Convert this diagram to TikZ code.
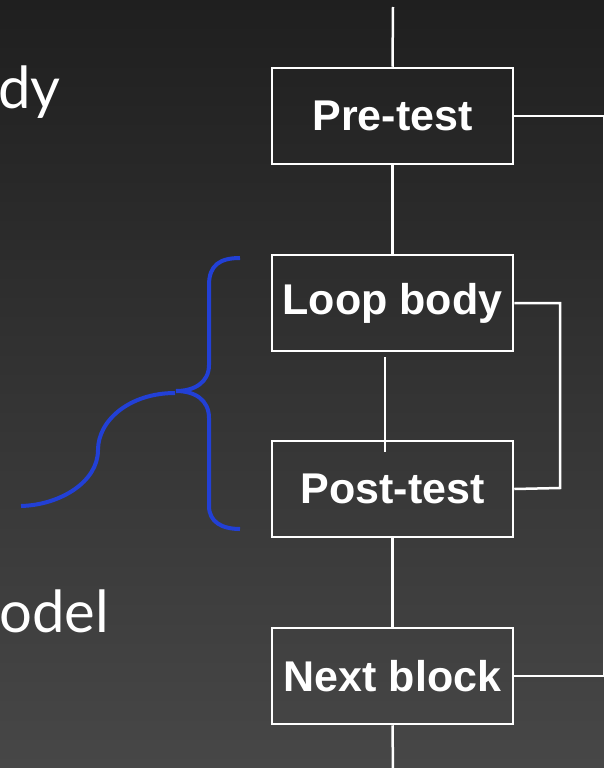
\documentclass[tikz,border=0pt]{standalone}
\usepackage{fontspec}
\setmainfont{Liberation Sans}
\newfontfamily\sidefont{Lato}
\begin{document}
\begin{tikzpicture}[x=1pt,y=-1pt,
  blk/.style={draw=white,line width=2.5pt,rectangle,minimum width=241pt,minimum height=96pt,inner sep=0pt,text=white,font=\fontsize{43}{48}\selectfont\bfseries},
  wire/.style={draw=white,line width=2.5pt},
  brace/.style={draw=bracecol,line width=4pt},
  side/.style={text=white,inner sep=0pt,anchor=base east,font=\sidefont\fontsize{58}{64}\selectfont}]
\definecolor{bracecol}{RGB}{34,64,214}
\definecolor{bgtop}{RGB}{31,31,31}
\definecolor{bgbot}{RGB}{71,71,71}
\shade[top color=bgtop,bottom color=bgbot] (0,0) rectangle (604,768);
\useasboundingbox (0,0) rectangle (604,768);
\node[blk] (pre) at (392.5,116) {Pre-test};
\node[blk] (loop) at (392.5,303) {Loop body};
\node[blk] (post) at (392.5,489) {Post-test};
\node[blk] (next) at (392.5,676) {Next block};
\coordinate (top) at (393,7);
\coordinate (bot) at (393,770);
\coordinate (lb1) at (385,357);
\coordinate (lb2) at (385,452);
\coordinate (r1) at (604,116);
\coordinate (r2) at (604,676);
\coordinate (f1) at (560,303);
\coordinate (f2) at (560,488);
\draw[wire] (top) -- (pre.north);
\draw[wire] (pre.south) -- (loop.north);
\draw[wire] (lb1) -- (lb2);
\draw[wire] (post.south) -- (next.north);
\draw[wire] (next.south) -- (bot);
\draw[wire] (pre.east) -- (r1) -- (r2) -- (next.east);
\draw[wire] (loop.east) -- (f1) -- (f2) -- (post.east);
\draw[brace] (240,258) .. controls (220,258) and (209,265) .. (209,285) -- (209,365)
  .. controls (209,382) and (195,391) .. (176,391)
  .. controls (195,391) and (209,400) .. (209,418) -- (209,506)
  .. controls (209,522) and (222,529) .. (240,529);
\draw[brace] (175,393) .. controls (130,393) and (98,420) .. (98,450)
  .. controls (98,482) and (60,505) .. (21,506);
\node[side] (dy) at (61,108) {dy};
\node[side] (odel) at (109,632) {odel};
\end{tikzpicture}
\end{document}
------------------------------------------------
Write the listing above out again exactly, dropping each image.

Convert this diagram to TikZ code.
\documentclass[tikz,border=0pt]{standalone}
\usepackage{fontspec}
\setmainfont{Liberation Sans}
\newfontfamily\sidefont{Lato}
\begin{document}
\begin{tikzpicture}[x=1pt,y=-1pt,
  blk/.style={draw=white,line width=2.5pt,rectangle,minimum width=241pt,minimum height=96pt,inner sep=0pt,text=white,font=\fontsize{43}{48}\selectfont\bfseries},
  wire/.style={draw=white,line width=2.5pt},
  brace/.style={draw=bracecol,line width=4pt},
  side/.style={text=white,inner sep=0pt,anchor=base east,font=\sidefont\fontsize{58}{64}\selectfont}]
\definecolor{bracecol}{RGB}{34,64,214}
\definecolor{bgtop}{RGB}{31,31,31}
\definecolor{bgbot}{RGB}{71,71,71}
\shade[top color=bgtop,bottom color=bgbot] (0,0) rectangle (604,768);
\useasboundingbox (0,0) rectangle (604,768);
\node[blk] (pre) at (392.5,116) {Pre-test};
\node[blk] (loop) at (392.5,303) {Loop body};
\node[blk] (post) at (392.5,489) {Post-test};
\node[blk] (next) at (392.5,676) {Next block};
\coordinate (top) at (393,7);
\coordinate (bot) at (393,770);
\coordinate (lb1) at (385,357);
\coordinate (lb2) at (385,452);
\coordinate (r1) at (604,116);
\coordinate (r2) at (604,676);
\coordinate (f1) at (560,303);
\coordinate (f2) at (560,488);
\draw[wire] (top) -- (pre.north);
\draw[wire] (pre.south) -- (loop.north);
\draw[wire] (lb1) -- (lb2);
\draw[wire] (post.south) -- (next.north);
\draw[wire] (next.south) -- (bot);
\draw[wire] (pre.east) -- (r1) -- (r2) -- (next.east);
\draw[wire] (loop.east) -- (f1) -- (f2) -- (post.east);
\draw[brace] (240,258) .. controls (220,258) and (209,265) .. (209,285) -- (209,365)
  .. controls (209,382) and (195,391) .. (176,391)
  .. controls (195,391) and (209,400) .. (209,418) -- (209,506)
  .. controls (209,522) and (222,529) .. (240,529);
\draw[brace] (175,393) .. controls (130,393) and (98,420) .. (98,450)
  .. controls (98,482) and (60,505) .. (21,506);
\node[side] (dy) at (61,108) {dy};
\node[side] (odel) at (109,632) {odel};
\end{tikzpicture}
\end{document}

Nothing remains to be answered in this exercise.